Recording A Cappella At Surrey University

As a small group of five with no musical director, we record ourselves a lot.  Almost every rehearsal ends with the song we are working on being recorded on a phone or MP3 recorder, and we have used some of these on our web site when we had nothing else.  But we jumped at the chance to be recorded more professionally.

The University Of Surrey in Guildford has a suite of performing arts studios and we teamed up with Sam Grainger to produce a recording that he can submit as part of his portfolio on the Tonmeister course, a degree course which combines musicianship and sound engineering skills.

There are two schools of thought about recording a cappella.  The first is that you record the group performing as a whole, but with an individual microphone for each singer.  This gives you the intimacy and atmosphere of a live group performance, but has the disadvantage that it is not  easy to edit individual voices after the recording.  Each microphone picks up a little bit of the other voices in the background, and it is therefore hard to isolate just one voice and manipulate it.  Group recording is the technique recommended by our a cappella neighbours up in London, In The Smoke, in an articulate post on their blog site.

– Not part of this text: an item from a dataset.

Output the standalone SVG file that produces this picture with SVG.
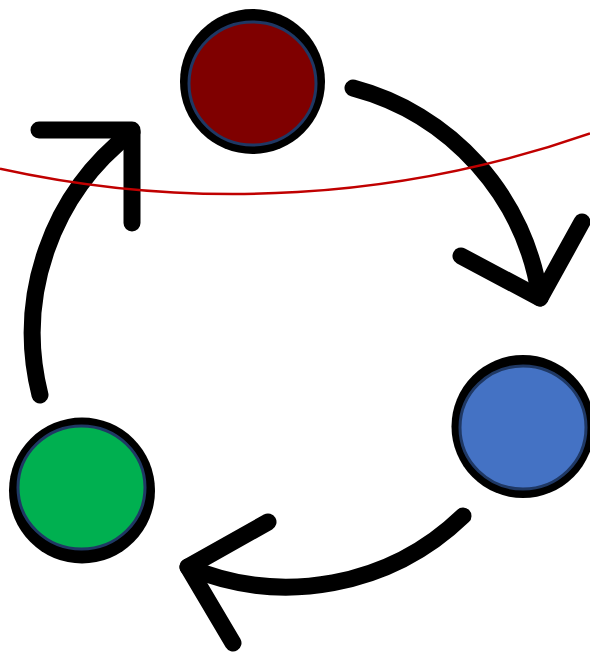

Academix Recording Surrey University 2014-11-11 CF and JFThe second approach is to record each voice individually using a guide track which is dropped out of the final mixed production.  This technique gives the audio producer much more freedom to modify recordings after the event.  A really helpful series of blogs by Danny Ozment shows the astonishing changes that can be applied to a recording made inexpensively using a PC and some microphones.  Indeed Academix recorded two tracks this way over the summer.  (At least that was the explanation Neil gave his wife for the series of attractive women he took up to the spare bedroom.)  Individual track recording seems to be the technique favoured by the a cappella pros.  The 2012 London A Cappella Festival included a workshop with Bill Hare and Eric Bosio who were passionate that there was no other way to record.

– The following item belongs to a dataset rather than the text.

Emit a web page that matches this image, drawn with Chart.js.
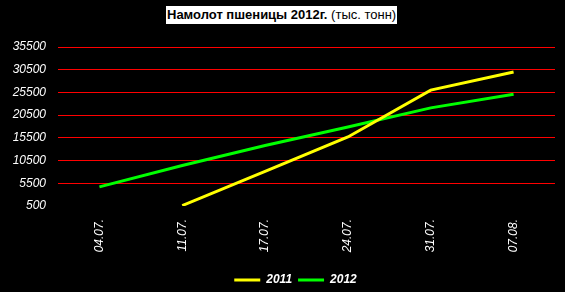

Our session last night had a little bit of both.  Over three hours we recorded two tracks, first as an ensemble and then in parts.  For example, in “Fix You”, we recorded the bass harmony parts first, then the lead vocal on top, and finally the vocal percussion underneath.  This was a test of concentration in which some of us did not fare well!  In this song the harmony parts repeat the same riff about 90 times before the chorus, and it is by listening to Anita’s vocals that we know when to change.  Running the song without any words required a feat of counting which turned out to be much harder than it should have been.

One disadvantage with the second technique is that you have to wait a while to hear the mix that you’ve recorded.

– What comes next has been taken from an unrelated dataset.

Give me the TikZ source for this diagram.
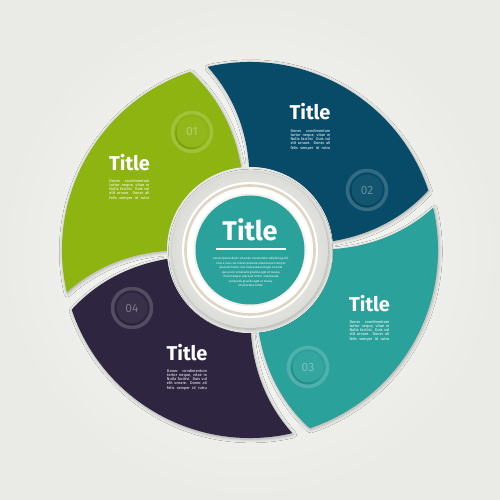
\documentclass[tikz,border=0pt]{standalone}
\usepackage{fontspec}
\setmainfont{Fira Sans}
\usetikzlibrary{shadows.blur}
\definecolor{cgreen}{RGB}{141,180,17}
\definecolor{cblue}{RGB}{7,75,104}
\definecolor{cteal}{RGB}{42,161,154}
\definecolor{cpurple}{RGB}{46,38,64}
\definecolor{bgin}{RGB}{250,250,248}
\definecolor{bgout}{RGB}{234,234,231}
\definecolor{gapgray}{RGB}{232,232,229}
\definecolor{ringgray}{RGB}{220,220,216}
\definecolor{beige}{RGB}{222,214,196}
\newcommand\drawblade[3]{%
  \path[blade,fill=#3] plot[domain=83:188,samples=30] ({#1+bf(\x)}:\x)
    arc[start angle={#1+bf(188)}, end angle={#2+bf(188)}, radius=188]
    -- plot[domain=188:83,samples=30] ({#2+bf(\x)}:\x)
    arc[start angle={#2+bf(83)}, end angle={#1+bf(83)}, radius=83] -- cycle;}
\newcommand\numcirc[4]{%
  \begin{scope}[shift={(#1)}]
    \draw[white, opacity=0.18, line width=3.5pt] (0,0) circle (19.5);
    \fill[black, opacity=0.12] (-1.3,-1.7) circle (15.5);
    \fill[#2] (0,0) circle (15.5);
    \fill[white, opacity=0.05] (0,0) circle (15.5);
    \node[numtxt] (#4) at (0,0) {#3};
  \end{scope}}
\newcommand\bladebody{\makebox[40pt][s]{Donec condimentum}\\\makebox[40pt][s]{tortor neque, vitae m}\\\makebox[40pt][s]{Nulla facilisi. Duis vul}\\\makebox[40pt][s]{elit ornare. Donec ali}\\\makebox[40pt][s]{felis semper id rutru}}
\begin{document}
\begin{tikzpicture}[x=1pt,y=1pt,
  declare function={bf(\r)=12.5*pow((\r-78)/110,1.5);},
  blade/.style={blur shadow={shadow xshift=0.8pt,shadow yshift=-1.3pt,shadow blur radius=3.5pt,shadow blur steps=8,shadow opacity=30}},
  ttl/.style={text=white,font=\fontsize{20}{20}\selectfont\bfseries,inner sep=0pt},
  bodyt/.style={text=white,font=\fontsize{3.9}{4.3}\selectfont,align=center,inner sep=0pt},
  numtxt/.style={text=white,text opacity=0.33,font=\fontsize{12}{12}\selectfont,inner sep=0pt},
  ctitle/.style={text=white,font=\fontsize{27}{27}\selectfont\bfseries,inner sep=0pt},
  cbody/.style={text=white,font=\fontsize{3.0}{4.5}\selectfont,align=center,inner sep=0pt}]
\useasboundingbox (-250,-250) rectangle (250,250);
\shade[inner color=bgin, outer color=bgout] (-250,-250) rectangle (250,250);
% blades
\drawblade{186}{270.5}{cpurple}
\drawblade{-84}{0.5}{cteal}
\drawblade{6}{90.5}{cblue}
\drawblade{96}{180.5}{cgreen}
% number circles
\numcirc{-58,118}{cgreen}{01}{n1}
\numcirc{117,60}{cblue}{02}{n2}
\numcirc{58,-117}{cteal}{03}{n3}
\numcirc{-118,-58}{cpurple}{04}{n4}
% blade texts
\node[ttl] (t1) at (-120.5,87) {Title};
\node[bodyt] (b1) at (-120.5,60.5) {\bladebody};
\node[ttl] (t2) at (60,138) {Title};
\node[bodyt] (b2) at (60.5,110.5) {\bladebody};
\node[ttl] (t3) at (119.5,-53.5) {Title};
\node[bodyt] (b3) at (119.5,-80.5) {\bladebody};
\node[ttl] (t4) at (-63,-103) {Title};
\node[bodyt] (b4) at (-63,-129.5) {\bladebody};
% center hub
\fill[gapgray] (0,0) circle (83);
\shade[blur shadow={shadow xshift=0.6pt,shadow yshift=-1.2pt,shadow blur radius=4pt,shadow blur steps=8,shadow opacity=28},
  inner color=white, outer color=ringgray] (0,0) circle (78);
\fill[white] (0,0) circle (68);
\draw[beige, line width=2.6pt] (0,0) circle (64.5);
\draw[white!90!beige, line width=1pt] (0,0) circle (62);
\fill[white] (0,0) circle (61.5);
\fill[beige, opacity=0.35] (0,0) circle (56.5);
\fill[cteal] (0,0) circle (54.5);
\node[ctitle] (ct) at (0,20) {Title};
\coordinate (ul1) at (-34,1);
\coordinate (ul2) at (36,1);
\draw[white, line width=1.8pt] (ul1) -- (ul2);
\node[cbody] (cb) at (1,-22.5) {Lorem ipsum dolor sit amet, consectetur adipiscing elit.\\Cras a risus vel metus posuere ullamcorper tempor\\placerat tortor non malesuada.Integer et enim\\quis nunc venenatis gravida eget et massa.\\Proin tempor placerat tortor\ \ malesuada\\venenatis gravida eget et massa.\\Ut pharetra tortor.};
\end{tikzpicture}
\end{document}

Cate and Cat waiting for their turn to sing
Cate and Cat waiting for their turn to sing

Sam and his colleagues were very professional on the night and we were able to listen to some rough cuts.  But we opted to use as much of the studio time for recording rather than listening, so we’re now in the modern digital equivalent of having send your holiday photos away to the chemist and waiting impatiently for them to flop back in through the letter box.  There was a video camera on us for most of the evening as well, so who knows what will turn up.  Voice Festival UK are using video entries to qualify which groups will reach their final: perhaps we will be able to use one of these?

But then there is a lot of waiting involved in recording music.